Spark3.0.0叢集搭建
說明
基礎環境
hadoop3.2.1叢集已經安裝完成
Hadoop 3.2.1 叢集
JDK 1.8
下載Spark 軟體包
官方網址如下:
下載scala 軟體包
官方網址如下:
安裝scala
解壓scala 到指定目錄
[root@hadoop1 hadoop]# mkdir /hadoop/scala
上傳scala-2.13.3.tgz 到/hadoop/soft
tar -xvf scala-2.13.3.tgz -C /hadoop/scala/
修改環境變數
修改/etc/profile, 新增相應的配置資訊
[root@hadoop1 scala-2.13.3]# vi /etc/profile
#set scala environment
export SCALA_HOME=/hadoop/scala/scala-2.13.3
export PATH=$PATH:${JAVA_PATH}:$SCALA_HOME/bin
生效環境變數
[root@hadoop1 scala-2.13.3]# source /etc/profile
測試scala 配置是否正常
依次安裝各個節點。
安裝配置spark
上傳並解壓spark 到spark 安裝目錄
tar -xvf spark-3.0.0-bin-hadoop3.2.tgz -C
修改環境變數
修改/etc/profile, 新增相應的配置資訊
[root@hadoop1 scala-2.13.3]# vi /etc/profile
#set spark environment
export SPARK_HOME=/hadoop/spark/spark-3.0.0-bin-hadoop3.2
export SPARK_EXAMPLES_JAR=$SPARK_HOME/examples/jars/spark-examples_2.12-3.0.0.jar
export PATH=$PATH:${JAVA_PATH}:$SCALA_HOME/bin:$SPARK_HOME/bin:$SPARK_HOME/sbin
生效環境變數
[root@hadoop1 scala-2.13.3]# source /etc/profile
修改spark-env.sh
[root@hadoop1 ~]# cd /hadoop/spark/spark-3.0.0-bin-hadoop3.2/conf/
[root@hadoop1 conf]# cp spark-env.sh.template spark-env.sh
[root@hadoop1 conf]# vi spark-env.sh
export SCALA_HOME=/hadoop/scala/scala-2.13.3
export JAVA_HOME=/hadoop/jdk1.8/jdk1.8.0_211-amd64
export SPARK_MASTER_IP=hadoop1
# 設定web 頁面埠
export SPARK_MASTER_WEBUI_PORT=8888
# Spark master 和worker 守護程式的JVM 選項(預設:none)

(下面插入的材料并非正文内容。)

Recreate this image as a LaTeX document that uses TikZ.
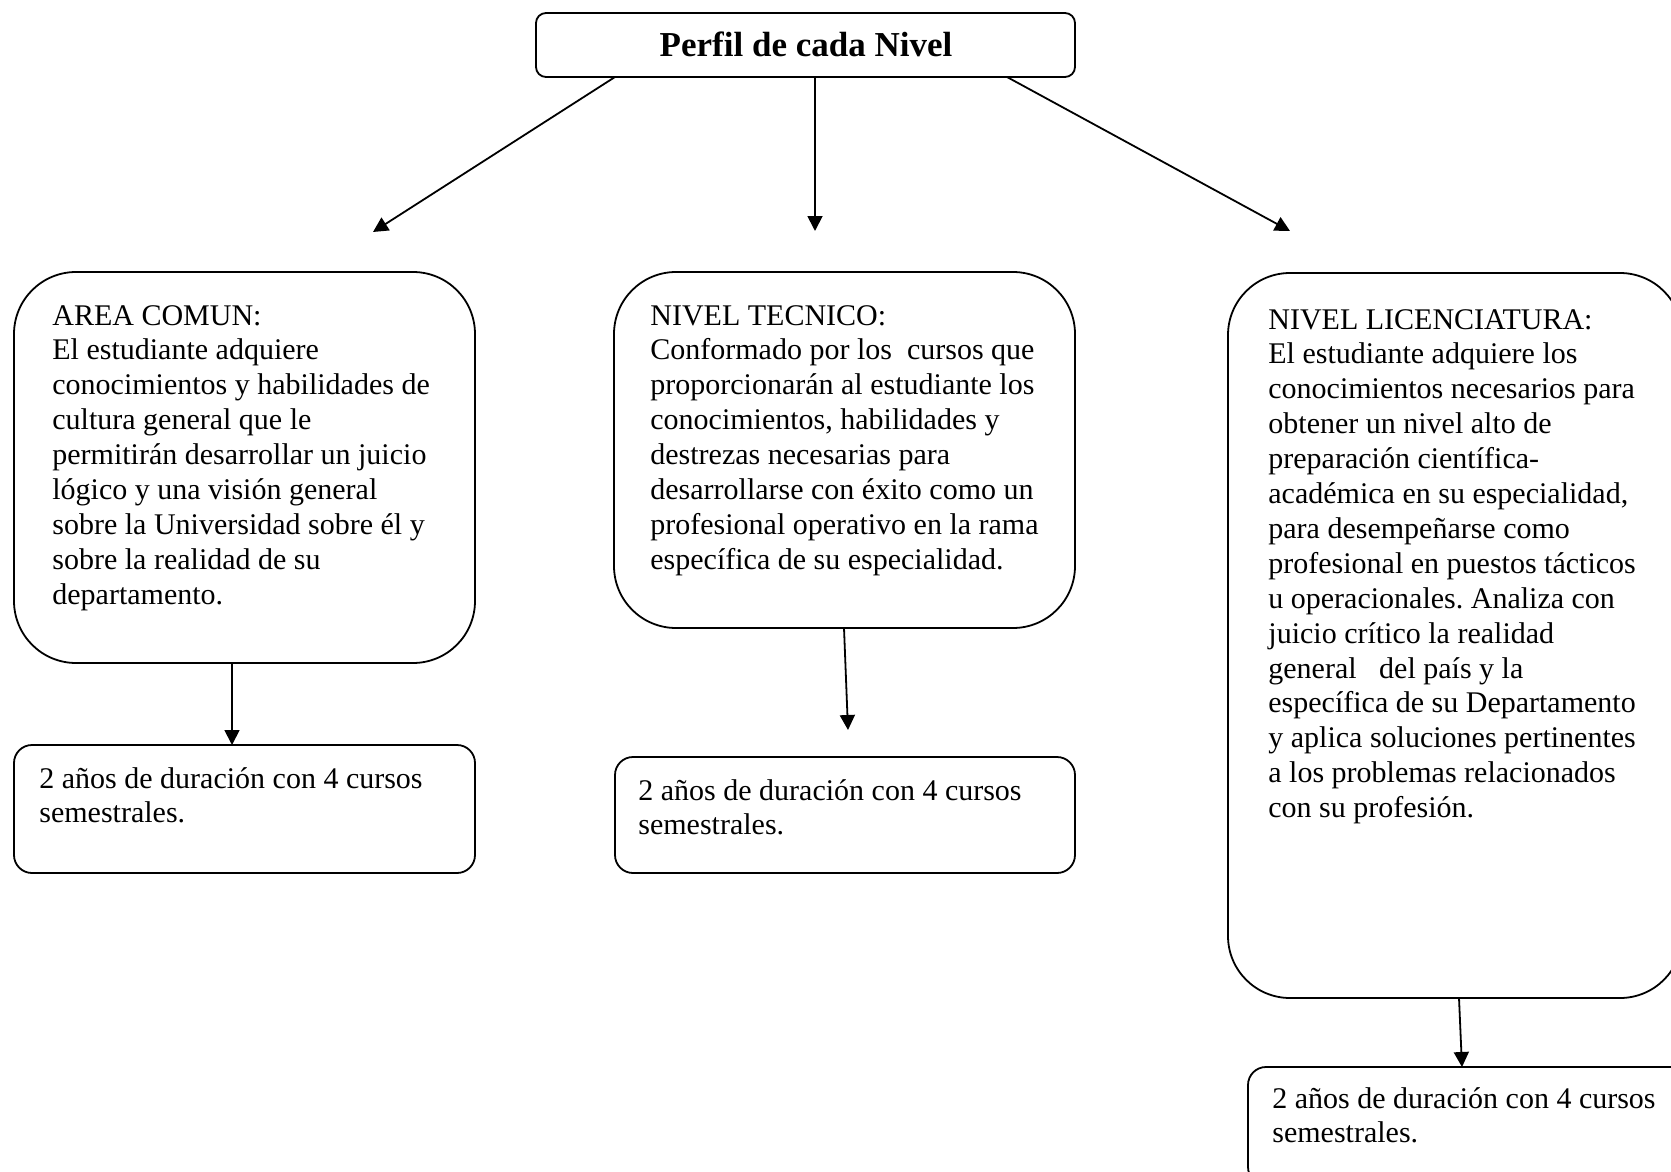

export SPARK_DAEMON_JAVA_OPTS="-Dspark.deploy.recoveryMode=ZOOKEEPER -Dspark.deploy.zookeeper.url=hadoop1:2181,hadoop2:2181,hadoop3:2181 -Dspark.deploy.zookeeper.dir=/spark"
修改slaves
( 在其中加入叢集的從節點的主機或者IP)
[root@hadoop1 conf]# cp slaves.template slaves
[root@hadoop1 conf]# vi slaves
hadoop2
hadoop3
將spark 複製到其他節點
[root@hadoop1 hadoop]# scp -r /hadoop/spark hadoop2:/hadoop/
[root@hadoop1 hadoop]# scp -r /hadoop/spark hadoop3:/hadoop/
啟動spark
首先確保hadoop 叢集已經正常啟動
[root@hadoop1 soft]# jps
23968 NameNode
23666 QuorumPeerMain
28147 Jps
24472 DFSZKFailoverController
24920 ResourceManager
24265 JournalNode
26301 HMaster
25327 JobHistoryServer
啟動master :start-master.sh
[root@hadoop1 soft]# start-master.sh
starting org.apache.spark.deploy.master.Master, logging to /hadoop/spark/spark-3.0.0-bin-hadoop3.2/logs/spark-root-org.apache.spark.deploy.master.Master-1-hadoop1.out
檢查
[root@hadoop1 soft]# jps
23968 NameNode
23666 QuorumPeerMain
28293 Master
24472 DFSZKFailoverController
24920 ResourceManager
24265 JournalNode
28363 Jps
26301 HMaster
25327 JobHistoryServer
可以看到master 已經啟動
啟動slaves :start-slaves.sh
[root@hadoop1 soft]# start-slaves.sh
hadoop3: starting org.apache.spark.deploy.worker.Worker, logging to /hadoop/spark/spark-3.0.0-bin-hadoop3.2/logs/spark-root-org.apache.spark.deploy.worker.Worker-1-hadoop3.out
hadoop2: starting org.apache.spark.deploy.worker.Worker, logging to /hadoop/spark/spark-3.0.0-bin-hadoop3.2/logs/spark-root-org.apache.spark.deploy.worker.Worker-1-hadoop2.out
檢查hadoop2
[root@hadoop2 soft]# jps
15584 Worker
12210 ResourceManager
11731 NameNode
13155 HMaster
13077 HRegionServer
12038 DFSZKFailoverController
15638 Jps
11559 QuorumPeerMain
11931 JournalNode
11820 DataNode
12287 NodeManager
檢查hadoop3
[root@hadoop3 soft]# jps
5088 JournalNode
4979 DataNode
5763 HRegionServer
4813 QuorumPeerMain
5245 NodeManager
7390 Worker
7455 Jps
修改SPARK_HOME/sbin 下的start-all.sh 和stop-all.sh 這兩個檔案的名字
上面是單獨啟動master 和slaves ,我們也可以使用start-all.sh 和stop-all.sh 來啟動會關閉spark 叢集。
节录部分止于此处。